The Dow Jones Industrial Average tumbled more than 600 points on Wednesday as investors took profits on some of the strong January gains and as a disappointing December retail sales reading raised concerns about a recession. Shares of banks led the losses.
The Dow fell 613.89 points, or 1.81%, to 33,296.96. The S&P 500 lost 1.56% to close at 3,928.86, its lowest level since Dec. 15. The Nasdaq Composite slid 1.24% to end the day at 10,957.01, snapping a seven-day win streak.
“We’ve had such a strong start to the year, but now we’re amid a tense earnings season, recently got weaker data — retail sales and yesterday’s Empire State Manufacturing Survey. Plus the Fed meeting on Feb. 1st is looming large,” said Yung-Yu Ma, chief investment strategist for BMO Wealth Management. “There’s not a whole lot of reason to get aggressive here, but all of those factors above suggest that caution is warranted in the near term.”

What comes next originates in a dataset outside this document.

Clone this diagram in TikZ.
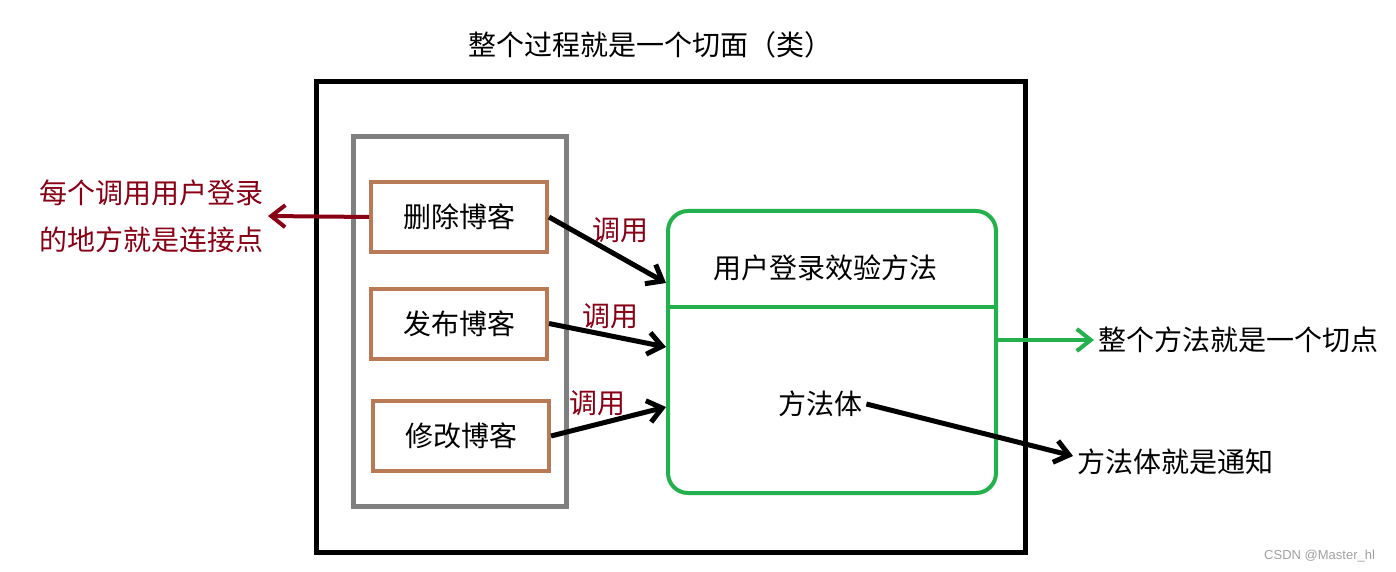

The Dow Jones Industrial Average on Wednesday
JPMorgan, Bank of America and Wells Fargo fell as the 10-year U.S. Treasury yield slid to its lowest level since September. Shares of regional banks like Zions and Fifth Third posted bigger losses.
Elsewhere, Microsoft announced plans to lay off about 10,000 employees, which hurt investor sentiment. The stock fell, contributing to the Dow’s decline.
In economic data, investors digested the latest retail sales numbers, which showed a drop of 1.1% in December, slightly more than the 1% forecast. The report suggested consumers are slowing their spending, with department stores reporting a 6.6% decline and online sales dropping 1.1%.
Investors also weighed the latest reading on the producer price index, which measures input costs from companies. The PPI showed a 0.5% decline for December. Economists surveyed by Dow Jones expected a 0.1% decline.
Investors had been enjoying strong upward momentum for stocks since the start of the year, although many had begun to doubt the market’s strength even before Wednesday’s slide. The Dow is still higher by 0.45% for the month, while the S&P and Nasdaq are still up by 2.33% and 4.69%, respectively.